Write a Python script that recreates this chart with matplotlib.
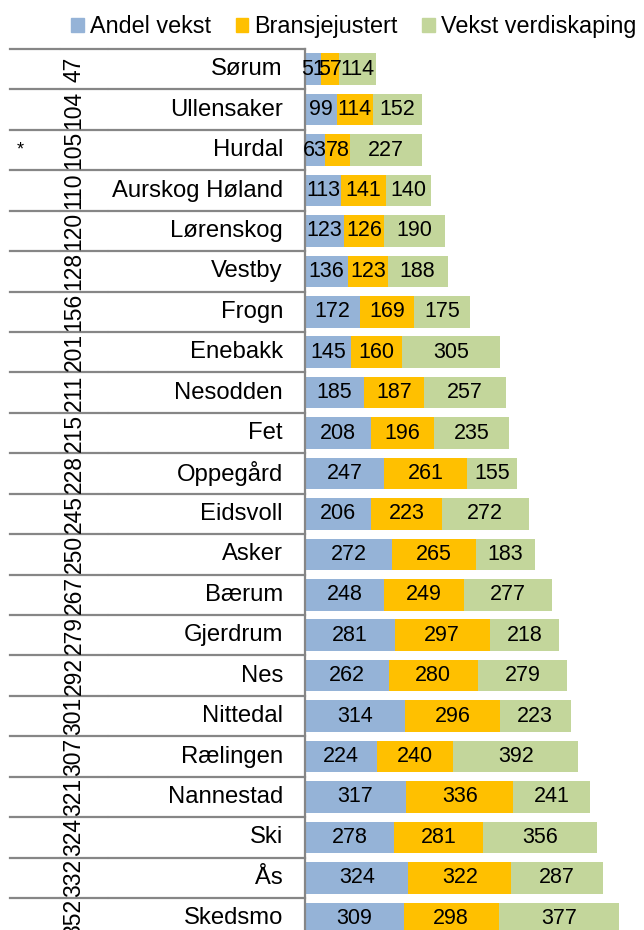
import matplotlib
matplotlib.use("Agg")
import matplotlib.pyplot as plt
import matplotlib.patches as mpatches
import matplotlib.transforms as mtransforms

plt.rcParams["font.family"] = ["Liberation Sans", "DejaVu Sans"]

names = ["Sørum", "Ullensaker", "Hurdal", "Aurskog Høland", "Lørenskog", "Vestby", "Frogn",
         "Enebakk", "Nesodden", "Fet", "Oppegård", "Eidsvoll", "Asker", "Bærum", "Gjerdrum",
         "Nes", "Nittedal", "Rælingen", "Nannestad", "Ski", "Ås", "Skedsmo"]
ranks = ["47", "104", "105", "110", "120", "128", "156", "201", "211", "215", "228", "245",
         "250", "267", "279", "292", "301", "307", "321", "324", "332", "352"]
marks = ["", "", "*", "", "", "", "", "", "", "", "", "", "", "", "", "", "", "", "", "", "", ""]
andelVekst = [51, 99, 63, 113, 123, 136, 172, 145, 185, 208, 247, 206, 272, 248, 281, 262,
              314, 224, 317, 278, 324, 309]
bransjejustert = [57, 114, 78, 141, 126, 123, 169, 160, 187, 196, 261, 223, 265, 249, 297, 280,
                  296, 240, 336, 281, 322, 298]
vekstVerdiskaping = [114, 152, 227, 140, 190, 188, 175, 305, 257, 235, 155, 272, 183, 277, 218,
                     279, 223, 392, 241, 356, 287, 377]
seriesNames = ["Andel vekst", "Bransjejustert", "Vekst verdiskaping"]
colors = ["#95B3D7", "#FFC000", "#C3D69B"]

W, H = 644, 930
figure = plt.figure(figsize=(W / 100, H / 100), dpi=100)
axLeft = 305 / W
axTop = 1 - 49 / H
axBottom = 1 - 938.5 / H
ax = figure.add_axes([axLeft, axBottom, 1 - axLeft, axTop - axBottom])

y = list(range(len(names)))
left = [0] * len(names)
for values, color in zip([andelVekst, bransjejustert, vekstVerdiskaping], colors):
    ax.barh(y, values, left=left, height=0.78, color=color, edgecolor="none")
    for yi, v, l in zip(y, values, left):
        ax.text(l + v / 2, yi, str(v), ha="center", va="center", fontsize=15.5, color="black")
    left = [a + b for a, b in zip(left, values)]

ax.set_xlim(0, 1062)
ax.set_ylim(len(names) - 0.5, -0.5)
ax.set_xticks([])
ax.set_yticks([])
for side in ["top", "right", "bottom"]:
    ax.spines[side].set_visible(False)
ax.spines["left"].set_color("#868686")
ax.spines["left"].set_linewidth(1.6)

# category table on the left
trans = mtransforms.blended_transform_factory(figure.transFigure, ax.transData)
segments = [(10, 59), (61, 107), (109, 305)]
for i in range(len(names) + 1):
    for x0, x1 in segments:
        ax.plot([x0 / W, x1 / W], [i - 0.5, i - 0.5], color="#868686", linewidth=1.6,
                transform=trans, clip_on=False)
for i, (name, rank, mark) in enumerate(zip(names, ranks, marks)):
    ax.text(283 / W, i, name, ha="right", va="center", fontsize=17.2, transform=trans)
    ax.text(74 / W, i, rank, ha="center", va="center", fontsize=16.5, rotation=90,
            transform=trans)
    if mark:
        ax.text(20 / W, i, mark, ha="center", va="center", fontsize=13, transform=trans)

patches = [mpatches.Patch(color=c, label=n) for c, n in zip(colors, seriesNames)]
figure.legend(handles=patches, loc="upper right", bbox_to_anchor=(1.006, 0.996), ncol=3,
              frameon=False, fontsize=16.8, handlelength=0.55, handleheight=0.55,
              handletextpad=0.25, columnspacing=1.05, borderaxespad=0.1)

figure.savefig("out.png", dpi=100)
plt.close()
══════════
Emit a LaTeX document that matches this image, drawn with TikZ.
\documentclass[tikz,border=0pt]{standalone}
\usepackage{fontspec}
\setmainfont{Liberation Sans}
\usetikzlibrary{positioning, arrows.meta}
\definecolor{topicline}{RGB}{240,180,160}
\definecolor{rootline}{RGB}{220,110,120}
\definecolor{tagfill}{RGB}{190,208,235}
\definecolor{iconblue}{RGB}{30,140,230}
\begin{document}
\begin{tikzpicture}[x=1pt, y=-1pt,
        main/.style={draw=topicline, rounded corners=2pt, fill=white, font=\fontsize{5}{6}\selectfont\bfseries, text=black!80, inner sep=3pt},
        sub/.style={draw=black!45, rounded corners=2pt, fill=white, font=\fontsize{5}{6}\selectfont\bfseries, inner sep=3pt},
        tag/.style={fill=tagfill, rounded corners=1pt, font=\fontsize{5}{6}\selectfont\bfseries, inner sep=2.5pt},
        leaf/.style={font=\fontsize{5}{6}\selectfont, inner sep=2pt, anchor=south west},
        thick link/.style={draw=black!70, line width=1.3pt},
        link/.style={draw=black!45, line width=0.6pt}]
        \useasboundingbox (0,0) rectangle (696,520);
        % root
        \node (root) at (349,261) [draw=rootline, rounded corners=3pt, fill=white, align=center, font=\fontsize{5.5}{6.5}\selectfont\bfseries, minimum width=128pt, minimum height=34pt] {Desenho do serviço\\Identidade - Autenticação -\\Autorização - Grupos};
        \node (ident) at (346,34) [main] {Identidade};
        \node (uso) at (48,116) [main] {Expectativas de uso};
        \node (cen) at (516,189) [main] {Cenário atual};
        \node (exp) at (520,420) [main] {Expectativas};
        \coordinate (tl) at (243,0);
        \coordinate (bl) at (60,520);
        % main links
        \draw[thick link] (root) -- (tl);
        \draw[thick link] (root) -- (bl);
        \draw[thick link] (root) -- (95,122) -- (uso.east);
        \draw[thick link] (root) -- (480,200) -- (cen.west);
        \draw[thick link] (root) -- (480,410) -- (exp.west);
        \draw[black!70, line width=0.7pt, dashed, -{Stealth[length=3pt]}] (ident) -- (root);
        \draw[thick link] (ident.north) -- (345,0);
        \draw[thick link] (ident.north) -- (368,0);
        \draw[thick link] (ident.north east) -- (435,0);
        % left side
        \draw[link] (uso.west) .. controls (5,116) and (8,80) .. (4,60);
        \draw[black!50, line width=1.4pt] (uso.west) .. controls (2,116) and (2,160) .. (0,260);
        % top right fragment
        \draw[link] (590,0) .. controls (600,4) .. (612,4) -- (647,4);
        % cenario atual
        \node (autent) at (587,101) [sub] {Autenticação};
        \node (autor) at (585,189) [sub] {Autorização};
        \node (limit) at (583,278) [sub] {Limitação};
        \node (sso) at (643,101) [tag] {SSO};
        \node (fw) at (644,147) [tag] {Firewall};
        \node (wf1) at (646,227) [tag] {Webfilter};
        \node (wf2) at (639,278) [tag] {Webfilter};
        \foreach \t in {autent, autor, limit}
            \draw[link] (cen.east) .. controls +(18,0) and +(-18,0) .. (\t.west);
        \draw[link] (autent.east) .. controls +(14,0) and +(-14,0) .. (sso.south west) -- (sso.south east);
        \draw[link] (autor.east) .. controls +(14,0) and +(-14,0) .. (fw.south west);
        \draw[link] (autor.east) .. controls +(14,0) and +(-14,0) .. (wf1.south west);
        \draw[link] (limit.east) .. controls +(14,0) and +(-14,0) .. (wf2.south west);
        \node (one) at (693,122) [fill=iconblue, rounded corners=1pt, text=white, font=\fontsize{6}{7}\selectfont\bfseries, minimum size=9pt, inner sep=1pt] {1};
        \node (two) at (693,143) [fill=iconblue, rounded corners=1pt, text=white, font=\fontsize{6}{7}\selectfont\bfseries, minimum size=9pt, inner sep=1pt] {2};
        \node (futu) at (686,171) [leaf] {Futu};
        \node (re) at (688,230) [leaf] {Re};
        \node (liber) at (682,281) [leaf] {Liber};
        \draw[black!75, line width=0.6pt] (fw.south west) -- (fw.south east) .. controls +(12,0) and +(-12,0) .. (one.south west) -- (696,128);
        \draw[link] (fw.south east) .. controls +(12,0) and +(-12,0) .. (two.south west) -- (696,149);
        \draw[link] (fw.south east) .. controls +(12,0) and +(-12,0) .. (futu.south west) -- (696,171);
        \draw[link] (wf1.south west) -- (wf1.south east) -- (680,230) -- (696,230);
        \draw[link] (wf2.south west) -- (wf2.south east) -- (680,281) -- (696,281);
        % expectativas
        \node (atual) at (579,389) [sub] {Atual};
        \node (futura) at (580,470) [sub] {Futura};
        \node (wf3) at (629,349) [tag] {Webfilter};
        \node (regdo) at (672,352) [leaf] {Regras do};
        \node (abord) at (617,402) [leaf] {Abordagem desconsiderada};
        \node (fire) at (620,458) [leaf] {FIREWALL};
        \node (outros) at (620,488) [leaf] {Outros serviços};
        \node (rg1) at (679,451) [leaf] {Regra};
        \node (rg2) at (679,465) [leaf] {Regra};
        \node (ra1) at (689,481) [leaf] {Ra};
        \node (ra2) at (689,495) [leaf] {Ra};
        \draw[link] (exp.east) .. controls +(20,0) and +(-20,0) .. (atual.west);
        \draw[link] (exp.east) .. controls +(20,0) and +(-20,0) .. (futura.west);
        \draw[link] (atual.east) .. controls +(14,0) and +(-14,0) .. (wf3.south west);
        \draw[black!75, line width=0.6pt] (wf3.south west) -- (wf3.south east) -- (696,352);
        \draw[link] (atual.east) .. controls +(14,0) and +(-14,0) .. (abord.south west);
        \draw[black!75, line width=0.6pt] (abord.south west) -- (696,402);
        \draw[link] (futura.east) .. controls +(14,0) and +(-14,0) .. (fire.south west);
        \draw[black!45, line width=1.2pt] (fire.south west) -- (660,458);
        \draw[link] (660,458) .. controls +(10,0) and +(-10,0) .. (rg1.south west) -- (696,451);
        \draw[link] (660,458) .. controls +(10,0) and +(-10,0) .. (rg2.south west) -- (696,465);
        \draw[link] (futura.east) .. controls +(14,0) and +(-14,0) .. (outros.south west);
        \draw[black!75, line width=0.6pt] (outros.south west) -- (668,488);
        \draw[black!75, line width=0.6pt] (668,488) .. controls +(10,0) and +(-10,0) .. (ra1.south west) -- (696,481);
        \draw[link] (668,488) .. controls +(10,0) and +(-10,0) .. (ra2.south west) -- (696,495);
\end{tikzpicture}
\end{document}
══════════
DIRECTIONS.
Only the lines between the line with "Write a Python" and the line with "ax = figure.add_axes([axLeft, axBottom, 1", inclusive, should be reproduced, exactly as written and without pictures.

ANSWER IN FULL.
Write a Python script that recreates this chart with matplotlib.
import matplotlib
matplotlib.use("Agg")
import matplotlib.pyplot as plt
import matplotlib.patches as mpatches
import matplotlib.transforms as mtransforms

plt.rcParams["font.family"] = ["Liberation Sans", "DejaVu Sans"]

names = ["Sørum", "Ullensaker", "Hurdal", "Aurskog Høland", "Lørenskog", "Vestby", "Frogn",
         "Enebakk", "Nesodden", "Fet", "Oppegård", "Eidsvoll", "Asker", "Bærum", "Gjerdrum",
         "Nes", "Nittedal", "Rælingen", "Nannestad", "Ski", "Ås", "Skedsmo"]
ranks = ["47", "104", "105", "110", "120", "128", "156", "201", "211", "215", "228", "245",
         "250", "267", "279", "292", "301", "307", "321", "324", "332", "352"]
marks = ["", "", "*", "", "", "", "", "", "", "", "", "", "", "", "", "", "", "", "", "", "", ""]
andelVekst = [51, 99, 63, 113, 123, 136, 172, 145, 185, 208, 247, 206, 272, 248, 281, 262,
              314, 224, 317, 278, 324, 309]
bransjejustert = [57, 114, 78, 141, 126, 123, 169, 160, 187, 196, 261, 223, 265, 249, 297, 280,
                  296, 240, 336, 281, 322, 298]
vekstVerdiskaping = [114, 152, 227, 140, 190, 188, 175, 305, 257, 235, 155, 272, 183, 277, 218,
                     279, 223, 392, 241, 356, 287, 377]
seriesNames = ["Andel vekst", "Bransjejustert", "Vekst verdiskaping"]
colors = ["#95B3D7", "#FFC000", "#C3D69B"]

W, H = 644, 930
figure = plt.figure(figsize=(W / 100, H / 100), dpi=100)
axLeft = 305 / W
axTop = 1 - 49 / H
axBottom = 1 - 938.5 / H
ax = figure.add_axes([axLeft, axBottom, 1 - axLeft, axTop - axBottom])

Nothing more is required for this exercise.